Thursday, September 22, 2011

Feel-good flick all about the human spirit

I was surfing the web, hidden away in my little office at home when the lovely Miss Wendy yelled something from across the hall. Little did I know that we’d be crying just a few moments later.

“What’s that movie about the guy who wants to play football at Notre Dame,” Wendy asked. She was sitting in our upstairs den, apparently stuck on a movie channel that was stuck on playing a film from the early ’90s.

Truth to tell, the moment the missus mentioned movie, football and Notre Dame my throat began tightening up. When I made it across the hall, Rudy was all suited up, standing on the sidelines of Notre Dame Stadium, waiting for a bit of magic to come his way.

There was only five minutes remaining in the film and only 30 seconds or so left before Rudy’s chance faded away to ever take the field as a member of the Fighting Irish, a dream he had cherished and nurtured for years. Despite not having the grades to get into Notre Dame, nor the size or talent to win an athletic scholarship, Rudy was about to grab hold of the golden ring.

All it took was grit, determination and a heart the size of Texas. Cue the music and grab hold of your box of Kleenex!

It was the last game of the season; Notre Dame was ahead by two scores, time was running out and the coach, Dan Devine, decided to send in all the seniors who had yet to play. Well, what about Rudy?

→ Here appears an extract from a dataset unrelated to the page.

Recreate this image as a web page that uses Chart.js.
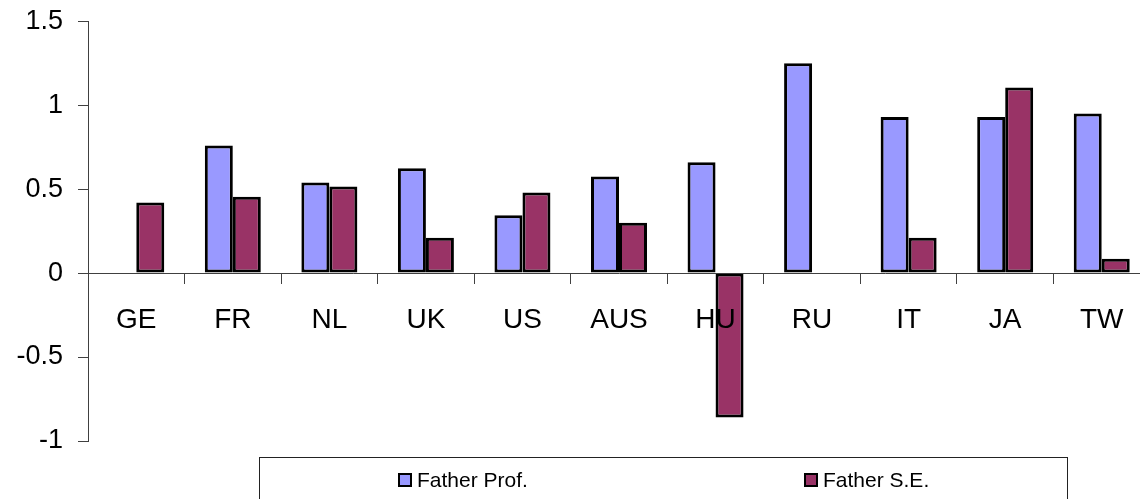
<!DOCTYPE html>
<html>
<head>
<meta charset="utf-8">
<script src="https://cdn.jsdelivr.net/npm/chart.js@4.4.0/dist/chart.umd.min.js"></script>
<style>
  html, body { margin: 0; padding: 0; background: #fff; overflow: hidden; }
  #wrap { width: 1150px; height: 509px; margin-top: -10px; }
</style>
</head>
<body>
<div id="wrap"><canvas id="myChart" width="1150" height="509"></canvas></div>
<script>
const countries = ['GE', 'FR', 'NL', 'UK', 'US', 'AUS', 'HU', 'RU', 'IT', 'JA', 'TW'];
const fatherProf = [null, 0.76, 0.54, 0.625, 0.345, 0.575, 0.66, 1.25, 0.93, 0.93, 0.95];
const fatherSE = [0.42, 0.455, 0.515, 0.21, 0.48, 0.30, -0.86, null, 0.21, 1.105, 0.085];
const yTicks = { min: -1, max: 1.5, step: 0.5 };

const fontFamily = '"Liberation Sans", Arial, sans-serif';

// legend in a box under the plot, like the original
const boxLegend = {
  id: 'boxLegend',
  afterDraw(chart) {
    const ctx = chart.ctx;
    ctx.save();
    ctx.strokeStyle = '#222';
    ctx.lineWidth = 1;
    ctx.strokeRect(259.5, 467.5, 808, 60);

    const itemX = [398, 804];
    chart.data.datasets.forEach((ds, i) => {
      const x = itemX[i];
      ctx.fillStyle = ds.backgroundColor;
      ctx.fillRect(x, 483, 14, 14);
      ctx.strokeStyle = '#000';
      ctx.lineWidth = 2;
      ctx.strokeRect(x + 1, 484, 12, 12);
      ctx.fillStyle = '#000';
      ctx.font = '21px ' + fontFamily;
      ctx.textBaseline = 'middle';
      ctx.textAlign = 'left';
      ctx.fillText(ds.label, x + 19, 491);
    });
    ctx.restore();
  }
};

const ctx = document.getElementById('myChart').getContext('2d');
const myChart = new Chart(ctx, {
  type: 'bar',
  data: {
    labels: countries,
    datasets: [{
      label: 'Father Prof.',
      data: fatherProf,
      backgroundColor: '#9999FF',
      borderColor: '#000',
      borderWidth: 3,
      borderSkipped: false
    }, {
      label: 'Father S.E.',
      data: fatherSE,
      backgroundColor: '#993366',
      borderColor: '#000',
      borderWidth: 3,
      borderSkipped: false
    }]
  },
  options: {
    responsive: false,
    animation: false,
    categoryPercentage: 0.58,
    barPercentage: 1,
    layout: {
      padding: { top: 11, bottom: 58, left: 0, right: 0 }
    },
    plugins: {
      legend: { display: false },
      tooltip: { enabled: false }
    },
    scales: {
      x: {
        position: { y: 0 },
        border: { color: '#404040', width: 1, z: 1 },
        grid: {
          drawOnChartArea: false,
          drawTicks: true,
          tickLength: 10,
          color: '#404040',
          z: 1
        },
        ticks: {
          color: '#000',
          padding: 20,
          font: { family: fontFamily, size: 28 },
          maxRotation: 0,
          autoSkip: false,
          z: 1
        }
      },
      y: {
        min: yTicks.min,
        max: yTicks.max,
        afterFit: function (scale) {
          scale.width = 88;
        },
        border: { color: '#404040', width: 1 },
        grid: {
          drawOnChartArea: false,
          drawTicks: true,
          tickLength: 10,
          color: '#404040'
        },
        ticks: {
          stepSize: yTicks.step,
          color: '#000',
          padding: 15,
          font: { family: fontFamily, size: 27 },
          callback: value => String(value)
        }
      }
    }
  },
  plugins: [boxLegend]
});
</script>
</body>
</html>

In the mid-70s, Daniel Eugene "Rudy" Ruettiger really did attend Notre Dame and actually did manage to talk his way onto the university’s “scout” team. Basically that meant he was used as cannon fodder during practices, essentially a human tackling dummy. He was only 5’6’’ tall and weighed about 165 pounds. There were 300-pound linemen on the team who crapped turds bigger than Rudy.

He took whatever punishment came his way. There was no quit about Rudy and, bit by bit, he became part of the team, the feisty little guy with the really big heart. His dream remained to actually suit up with the squad and, just maybe, be allowed to play in a real game.

Still got the tissue handy? Coach Devine, in real life, was planning to get Rudy into the game if possible. Filmmakers, however, have never let facts get in the way of a good story. A little dramatic tension was needed, so in the movie Rudy is left standing on the sidelines, his dream slowly fading away.

That’s where I picked up the film over the weekend. Of course I already knew what was about to happen; I saw the film when it was released years ago and have caught bits and pieces of it dozens of times on the tube. One of those ginormous linemen quietly begins to chant Rudy’s name. Another player joins in, then yet another. A moment later the crowd picks up the chant and soon the entire stadium is calling Rudy’s name.

The coach finds himself between a rock and 70,000 chanting fans. Rudy is sent into the game with only seconds remaining. The crowd cheers. His family cheers. The chief grounds keeper, a gruff and cynical guy, smiles and raises his arm slowly in solidarity. The game ends and Rudy is carried off the field on the shoulders of his teammates, his name still ringing around the stadium.

I’m pretty sure if you look up “feel good movie” on the web, Rudy will pop up high on the list. The film, btw, was named one of the best 25 sports movies in two polls by ESPN in 2005 and was ranked the 54th most inspiring film of all time by the American Film Institute.